Task statement: Write out all of the entries that follow, word for word, but skip the pictures.
^^^^^^^^
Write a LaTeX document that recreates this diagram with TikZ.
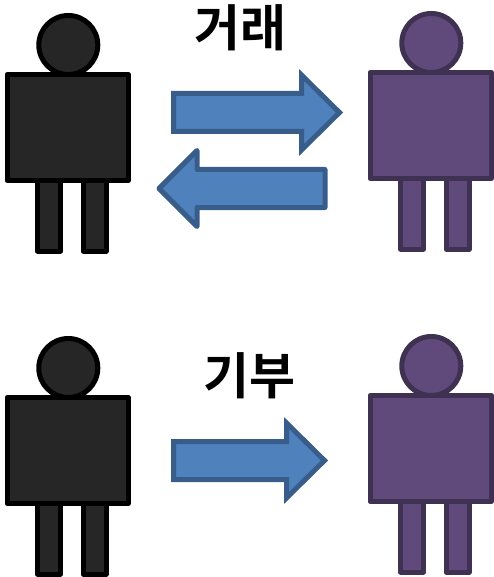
\documentclass[tikz,border=0pt]{standalone}
\usepackage{fontspec}
\newfontfamily\krfont{Noto Sans CJK KR Bold}
\definecolor{darkfill}{HTML}{262626}
\definecolor{purplefill}{HTML}{604A7B}
\definecolor{purpleline}{HTML}{3F3151}
\definecolor{bluefill}{HTML}{4F81BD}
\definecolor{blueline}{HTML}{385D8A}
\tikzset{
  bodypart/.style={line width=5pt,line join=round},
  darkperson/.style={bodypart,draw=black,fill=darkfill},
  purpleperson/.style={bodypart,draw=purpleline,fill=purplefill},
  blockarrow/.style={line width=5pt,draw=blueline,fill=bluefill},
  caption/.style={font=\krfont\fontsize{50}{50}\selectfont,text=black,inner sep=0pt},
  pics/person/.style={code={
    \path[#1] (37.5,180) rectangle (60.5,251);
    \path[#1] (83,180) rectangle (106,251);
    \path[#1] (68.3,45) circle[radius=29.5];
    \path[#1] (7,74.5) rectangle (128.3,180.5);
  }}
}
\begin{document}
\begin{tikzpicture}[x=1pt,y=-1pt]
\useasboundingbox (0,0) rectangle (494,577);
\pic at (0,0) {person=darkperson};
\pic at (363,-2) {person=purpleperson};
\pic at (0,323) {person=darkperson};
\pic at (363,321) {person=purpleperson};
\path[blockarrow,line join=miter] (173.5,93.5) -- (301.5,93.5) -- (301.5,75) -- (339.5,112.5) -- (301.5,150) -- (301.5,131.5) -- (173.5,131.5) -- cycle;
\path[blockarrow,line join=round] (325,169.5) -- (197,169.5) -- (197,150.5) -- (159,188.5) -- (197,226.5) -- (197,207.5) -- (325,207.5) -- cycle;
\path[blockarrow,line join=miter] (173.5,441.5) -- (286.5,441.5) -- (286.5,423) -- (324.5,460.5) -- (286.5,498) -- (286.5,479.5) -- (173.5,479.5) -- cycle;
\node[caption] (trade) at (240.5,28) {거래};
\node[caption] (gift) at (249.5,375.5) {기부};
\end{tikzpicture}
\end{document}
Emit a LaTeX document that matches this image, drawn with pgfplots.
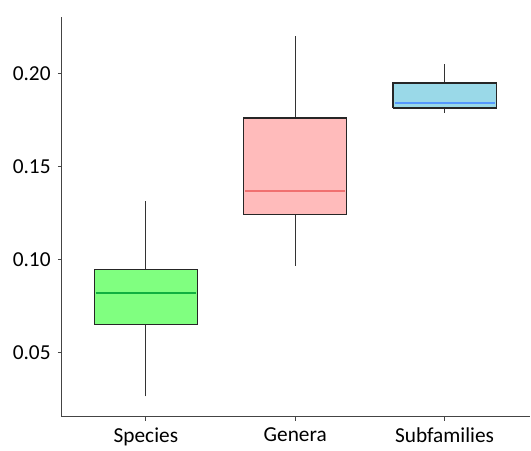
\documentclass[border=0pt]{standalone}
\usepackage{pgfplots}
\pgfplotsset{compat=1.18}
\usepackage{fontspec}
\setmainfont{Carlito}
\definecolor{boxgreen}{HTML}{80FF80}
\definecolor{medgreen}{HTML}{10B040}
\definecolor{boxpink}{HTML}{FFBBBB}
\definecolor{medred}{HTML}{F07070}
\definecolor{boxblue}{HTML}{9AD9E8}
\definecolor{medblue}{HTML}{5599FF}
\definecolor{axgray}{HTML}{444444}
\begin{document}
\begin{tikzpicture}
\begin{axis}[
  name=ax,
  scale only axis,
  width=351.75pt, height=300pt,
  xmin=0.438, xmax=3.575,
  ymin=0.0156, ymax=0.2305,
  axis lines*=left,
  axis line style={axgray, line width=0.8pt},
  tick align=outside,
  major tick length=3pt,
  tick style={axgray, line width=0.6pt},
  xtick={1,2,3},
  xticklabels={Species,Genera,Subfamilies},
  ytick={0.05,0.10,0.15,0.20},
  yticklabels={0.05,0.10,0.15,0.20},
  ticklabel style={font=\fontsize{16}{19}\selectfont},
  xticklabel style={yshift=-2pt, text depth=0.25em},
  yticklabel style={xshift=-2pt},
  wh/.style={draw=black!80, line width=0.9pt, mark=none, solid},
  bx/.style={draw=black!85, line width=0.9pt, mark=none, solid, fill=#1, line join=miter},
  md/.style={draw=#1, line width=1.2pt, mark=none, solid},
]
% Species
\addplot[wh] coordinates {(1,0.0264) (1,0.0650)};
\addplot[wh] coordinates {(1,0.0946) (1,0.1316)};
\addplot[bx=boxgreen] coordinates {(0.655,0.0650) (1.345,0.0650) (1.345,0.0946) (0.655,0.0946) (0.655,0.0650)};
\addplot[md=medgreen] coordinates {(0.665,0.0822) (1.335,0.0822)};
% Genera
\addplot[wh] coordinates {(2,0.0967) (2,0.1241)};
\addplot[wh] coordinates {(2,0.1762) (2,0.2202)};
\addplot[bx=boxpink] coordinates {(1.655,0.1241) (2.345,0.1241) (2.345,0.1762) (1.655,0.1762) (1.655,0.1241)};
\addplot[md=medred] coordinates {(1.665,0.1370) (2.335,0.1370)};
% Subfamilies
\addplot[wh] coordinates {(3,0.1789) (3,0.1816)};
\addplot[wh] coordinates {(3,0.1950) (3,0.2052)};
\addplot[bx=boxblue] coordinates {(2.655,0.1816) (3.345,0.1816) (3.345,0.1950) (2.655,0.1950) (2.655,0.1816)};
\addplot[md=medblue] coordinates {(2.665,0.1843) (3.335,0.1843)};
\end{axis}
\path ([xshift=-46.5pt, yshift=-22.5pt]ax.south west) rectangle ([yshift=12.75pt]ax.north east);
\end{tikzpicture}
\end{document}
^^^^^^^^
Answer to the exercise:
Write a LaTeX document that recreates this diagram with TikZ.
\documentclass[tikz,border=0pt]{standalone}
\usepackage{fontspec}
\newfontfamily\krfont{Noto Sans CJK KR Bold}
\definecolor{darkfill}{HTML}{262626}
\definecolor{purplefill}{HTML}{604A7B}
\definecolor{purpleline}{HTML}{3F3151}
\definecolor{bluefill}{HTML}{4F81BD}
\definecolor{blueline}{HTML}{385D8A}
\tikzset{
  bodypart/.style={line width=5pt,line join=round},
  darkperson/.style={bodypart,draw=black,fill=darkfill},
  purpleperson/.style={bodypart,draw=purpleline,fill=purplefill},
  blockarrow/.style={line width=5pt,draw=blueline,fill=bluefill},
  caption/.style={font=\krfont\fontsize{50}{50}\selectfont,text=black,inner sep=0pt},
  pics/person/.style={code={
    \path[#1] (37.5,180) rectangle (60.5,251);
    \path[#1] (83,180) rectangle (106,251);
    \path[#1] (68.3,45) circle[radius=29.5];
    \path[#1] (7,74.5) rectangle (128.3,180.5);
  }}
}
\begin{document}
\begin{tikzpicture}[x=1pt,y=-1pt]
\useasboundingbox (0,0) rectangle (494,577);
\pic at (0,0) {person=darkperson};
\pic at (363,-2) {person=purpleperson};
\pic at (0,323) {person=darkperson};
\pic at (363,321) {person=purpleperson};
\path[blockarrow,line join=miter] (173.5,93.5) -- (301.5,93.5) -- (301.5,75) -- (339.5,112.5) -- (301.5,150) -- (301.5,131.5) -- (173.5,131.5) -- cycle;
\path[blockarrow,line join=round] (325,169.5) -- (197,169.5) -- (197,150.5) -- (159,188.5) -- (197,226.5) -- (197,207.5) -- (325,207.5) -- cycle;
\path[blockarrow,line join=miter] (173.5,441.5) -- (286.5,441.5) -- (286.5,423) -- (324.5,460.5) -- (286.5,498) -- (286.5,479.5) -- (173.5,479.5) -- cycle;
\node[caption] (trade) at (240.5,28) {거래};
\node[caption] (gift) at (249.5,375.5) {기부};
\end{tikzpicture}
\end{document}
Emit a LaTeX document that matches this image, drawn with pgfplots.
\documentclass[border=0pt]{standalone}
\usepackage{pgfplots}
\pgfplotsset{compat=1.18}
\usepackage{fontspec}
\setmainfont{Carlito}
\definecolor{boxgreen}{HTML}{80FF80}
\definecolor{medgreen}{HTML}{10B040}
\definecolor{boxpink}{HTML}{FFBBBB}
\definecolor{medred}{HTML}{F07070}
\definecolor{boxblue}{HTML}{9AD9E8}
\definecolor{medblue}{HTML}{5599FF}
\definecolor{axgray}{HTML}{444444}
\begin{document}
\begin{tikzpicture}
\begin{axis}[
  name=ax,
  scale only axis,
  width=351.75pt, height=300pt,
  xmin=0.438, xmax=3.575,
  ymin=0.0156, ymax=0.2305,
  axis lines*=left,
  axis line style={axgray, line width=0.8pt},
  tick align=outside,
  major tick length=3pt,
  tick style={axgray, line width=0.6pt},
  xtick={1,2,3},
  xticklabels={Species,Genera,Subfamilies},
  ytick={0.05,0.10,0.15,0.20},
  yticklabels={0.05,0.10,0.15,0.20},
  ticklabel style={font=\fontsize{16}{19}\selectfont},
  xticklabel style={yshift=-2pt, text depth=0.25em},
  yticklabel style={xshift=-2pt},
  wh/.style={draw=black!80, line width=0.9pt, mark=none, solid},
  bx/.style={draw=black!85, line width=0.9pt, mark=none, solid, fill=#1, line join=miter},
  md/.style={draw=#1, line width=1.2pt, mark=none, solid},
]
% Species
\addplot[wh] coordinates {(1,0.0264) (1,0.0650)};
\addplot[wh] coordinates {(1,0.0946) (1,0.1316)};
\addplot[bx=boxgreen] coordinates {(0.655,0.0650) (1.345,0.0650) (1.345,0.0946) (0.655,0.0946) (0.655,0.0650)};
\addplot[md=medgreen] coordinates {(0.665,0.0822) (1.335,0.0822)};
% Genera
\addplot[wh] coordinates {(2,0.0967) (2,0.1241)};
\addplot[wh] coordinates {(2,0.1762) (2,0.2202)};
\addplot[bx=boxpink] coordinates {(1.655,0.1241) (2.345,0.1241) (2.345,0.1762) (1.655,0.1762) (1.655,0.1241)};
\addplot[md=medred] coordinates {(1.665,0.1370) (2.335,0.1370)};
% Subfamilies
\addplot[wh] coordinates {(3,0.1789) (3,0.1816)};
\addplot[wh] coordinates {(3,0.1950) (3,0.2052)};
\addplot[bx=boxblue] coordinates {(2.655,0.1816) (3.345,0.1816) (3.345,0.1950) (2.655,0.1950) (2.655,0.1816)};
\addplot[md=medblue] coordinates {(2.665,0.1843) (3.335,0.1843)};
\end{axis}
\path ([xshift=-46.5pt, yshift=-22.5pt]ax.south west) rectangle ([yshift=12.75pt]ax.north east);
\end{tikzpicture}
\end{document}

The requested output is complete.